La revanche du réel
On s'y attendait. Durant l'été, ce fut la vengeance de la consommation et du plaisir. Après avoir été séquestré et sevré pendant des mois, tout le monde a voulu profiter de la vie. La conséquence en a été une explosion des cas de covid et de l'inflation. Mais ce fut aussi la redécouverte de l'importance de l'économie tangible, celle du réel.
Il y a un dessin de presse qui m'a toujours interpellé: c'est un chef de restaurant qui répond au téléphone et qui dit à son interlocuteur: «Nous sommes désolés, mais nous ne pouvons pas vous envoyer de pizza en annexe d'un courriel!» On peut rêver qu'un jour, on puisse le faire en l'imprimant en 3D, mais pour le moment, c'est impossible. On ne boit pas du bitcoin, on ne mange pas du Netflix.
Pendant la pandémie, nous avons vécu dans un monde irréel. Tout était «E», que ce soit le commerce, la médecine, l'éducation, les paiements, tout pouvait se faire électroniquement et sur écran. Nous avons vécu dans une bulle virtuelle où la distinction entre le réel et l'irréel s'estompait. On a oublié que la nouvelle économie ne pouvait survivre sans l'ancienne, celle qui gère le tangible.
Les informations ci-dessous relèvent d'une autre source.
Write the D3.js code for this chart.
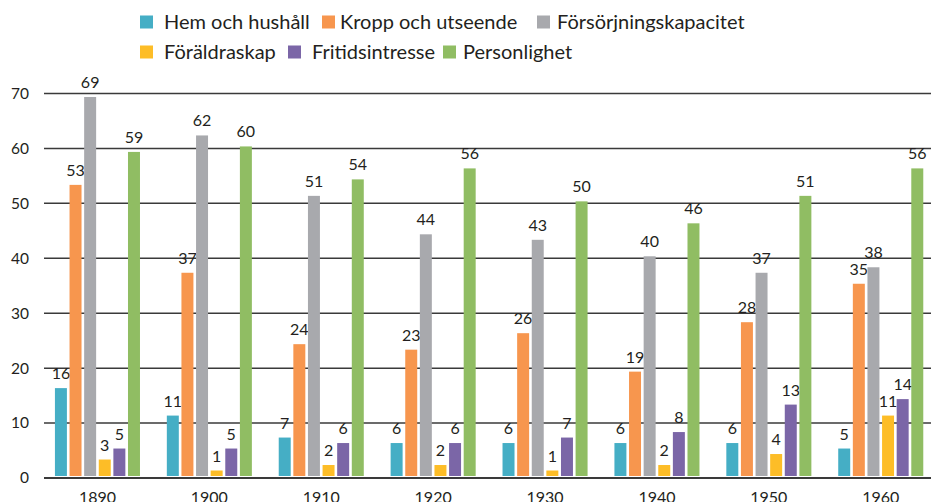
<!DOCTYPE html>
<html>
<head>
<meta charset="utf-8">
<script src="https://cdn.jsdelivr.net/npm/d3@7"></script>
<style>
  body { margin: 0; background: #fff; }
  svg { display: block; font-family: Lato, "Open Sans", sans-serif; }
</style>
</head>
<body>
<svg id="chart"></svg>
<script>
let decades = ['1890', '1900', '1910', '1920', '1930', '1940', '1950', '1960'];
let seriesNames = ['Hem och hushåll', 'Kropp och utseende', 'Försörjningskapacitet',
                   'Föräldraskap', 'Fritidsintresse', 'Personlighet'];
let seriesColors = ['#45aec5', '#f7964e', '#a8a9ad', '#fdbd27', '#7b66a7', '#90bd63'];

let hemOchHushall = [16, 11, 7, 6, 6, 6, 6, 5];
let kroppOchUtseende = [53, 37, 24, 23, 26, 19, 28, 35];
let forsorjning = [69, 62, 51, 44, 43, 40, 37, 38];
let foraldraskap = [3, 1, 2, 2, 1, 2, 4, 11];
let fritidsintresse = [5, 5, 6, 6, 7, 8, 13, 14];
let personlighet = [59, 60, 54, 56, 50, 46, 51, 56];

let yTicks = [0, 10, 20, 30, 40, 50, 60, 70];

let series = [hemOchHushall, kroppOchUtseende, forsorjning, foraldraskap, fritidsintresse, personlighet];

let width = 931;
let height = 502;

let svg = d3.select('#chart')
    .attr('width', width)
    .attr('height', height);

let y = d3.scaleLinear()
    .domain([0, 70])
    .range([478, 93.5]);

let x0 = d3.scaleBand()
    .domain(decades)
    .range([41.5, 936.7])
    .paddingInner(0.24)
    .paddingOuter(0.12);

let x1 = d3.scaleBand()
    .domain(d3.range(seriesNames.length))
    .range([0, x0.bandwidth()])
    .paddingInner(0.18)
    .paddingOuter(0);

// gridlines + y labels
let grid = svg.append('g');
grid.selectAll('line')
    .data(yTicks)
    .join('line')
    .attr('x1', 44)
    .attr('x2', width)
    .attr('y1', d => y(d))
    .attr('y2', d => y(d))
    .attr('stroke', '#3a3a3a')
    .attr('stroke-width', d => d === 0 ? 2 : 1.5);

grid.selectAll('text')
    .data(yTicks)
    .join('text')
    .attr('x', 29)
    .attr('y', d => y(d))
    .attr('dy', '0.35em')
    .attr('text-anchor', 'end')
    .attr('font-size', 15.5)
    .attr('fill', '#231f20')
    .text(d => d);

// bars
let groups = svg.append('g')
    .selectAll('g')
    .data(decades)
    .join('g')
    .attr('transform', d => `translate(${x0(d)},0)`);

let cells = groups.selectAll('g')
    .data((d, i) => series.map((s, k) => ({ k: k, value: s[i] })))
    .join('g');

cells.append('rect')
    .attr('x', d => x1(d.k))
    .attr('width', x1.bandwidth())
    .attr('y', d => y(d.value) - 2)
    .attr('height', d => y(0) - y(d.value))
    .attr('fill', d => seriesColors[d.k]);

cells.append('text')
    .attr('x', d => x1(d.k) + x1.bandwidth() / 2)
    .attr('y', d => y(d.value) - 11)
    .attr('text-anchor', 'middle')
    .attr('font-size', 16)
    .attr('fill', '#231f20')
    .text(d => d.value);

// x labels (cut by the bottom edge, as in the source)
svg.append('g')
    .selectAll('text')
    .data(decades)
    .join('text')
    .attr('x', d => x0(d) + x0.bandwidth() / 2)
    .attr('y', 503)
    .attr('text-anchor', 'middle')
    .attr('font-size', 16)
    .attr('fill', '#231f20')
    .text(d => d);

// legend
let legendPos = [[140, 22], [322, 22], [537, 22], [140, 52], [288, 52], [443, 52]];
let legend = svg.append('g')
    .selectAll('g')
    .data(seriesNames)
    .join('g')
    .attr('transform', (d, i) => `translate(${legendPos[i][0]},${legendPos[i][1]})`);

legend.append('rect')
    .attr('x', 0)
    .attr('y', -6.5)
    .attr('width', 13)
    .attr('height', 13)
    .attr('fill', (d, i) => seriesColors[i]);

legend.append('text')
    .attr('x', (d, i) => i === 1 ? 18 : (i === 2 || i === 5 ? 20 : 24))
    .attr('dy', '0.35em')
    .attr('font-size', 20)
    .attr('fill', '#231f20')
    .text(d => d);
</script>
</body>
</html>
Amazon règne sur le commerce en ligne. Mais elle excelle aussi dans la logistique. Par exemple, elle a investi considérablement dans sa flotte d'avions pour livrer les produits qu'elle vend sur ces plateformes. Aujourd'hui, Amazon opère plus de 164 vols par jour aux Etats-Unis et 70% des Américains vivent à moins de 150 km d'un aéroport où la compagnie est présente. Le succès d'Amazon, c'est aussi de maîtriser le réel.
Il en est de même pour le transport maritime. L'explosion de la consommation a conduit à une congestion sans précédent des ports. Aux Etats-Unis, les importations ont augmenté de 20% en juillet par rapport à l'année dernière et de 11% par rapport à 2019. De nouveau, dans presque tous les grands ports du monde, on voit des bateaux en attente de déchargement. En ce moment, il y en a plus de 40 au large de Los Angeles.
Sur terre, on manque de conducteurs de camions. En Grande-Bretagne, une fois les biens déchargés, on ne trouve plus de camionneurs pour les transporter. La crise est telle qu'une société comme Tesco offre un bonus d'entrée de 1300 francs pour tout nouveau chauffeur. En Alsace, dans plusieurs communes, ce sont les conducteurs de bus scolaires qui manquent. Les enfants rencontrent des difficultés pour aller à l'école.
Et puis, il y a les cartons. Face à la sophistication et à la technologie grandissantes qui nous entourent, on réalise l'importance toute bête d'avoir un carton. Les investisseurs ne s'y sont pas trompés et les grandes entreprises de cartonnage ont «cartonné» en bourse: en une année, le cours de Smurfit Kappa a augmenté de 84% et celui de Mondi de 58%. C'est moins flamboyant qu'Apple, mais c'est presque tout aussi efficace.
L'hôtellerie est un des grands secteurs d'industrie sinistrés par la pandémie. La conséquence des fermetures a été aussi que de nombreux employés sont allés chercher des emplois ailleurs. Or le désir de partir en vacances, voire en voyage d'affaires, reprend. La plus grande chaîne hôtelière du monde, Marriott, cherche désespérément à employer 10000 nouveaux collaborateurs pour faire face à la demande.
Nous vivons dans une économie de la visibilité. Les médias, naturellement, préféreront donner de la prééminence à Elon Musk et ses projets un peu fous ou à Jeff Bezos et Richard Branson qui vont dans l'espace. Mais, en fin de compte, on a probablement plus besoin de cartons que de navettes spatiales.
Cette crise de l'économie réelle a surpris tout le monde. Les experts pensent qu'elle va durer encore un ou deux ans. Mais quand les approvisionnements auront repris normalement, est-ce que les consommateurs seront toujours là?
Car la demande qui surfe sur le virtuel et l'approvisionnement qui nage dans le réel sont cycliques, mais sur des durées différentes et non synchronisées. Réconcilier ces cycles est le grand problème que devront résoudre les entreprises ces prochains mois.
En fin de compte, l'économie du réel est parfois un peu désuète et ennuyeuse. Pourtant, elle est le socle de la prospérité économique. L'ignorer, c'est construire une économie aux pieds d'argile qui peut vaciller à chaque instant.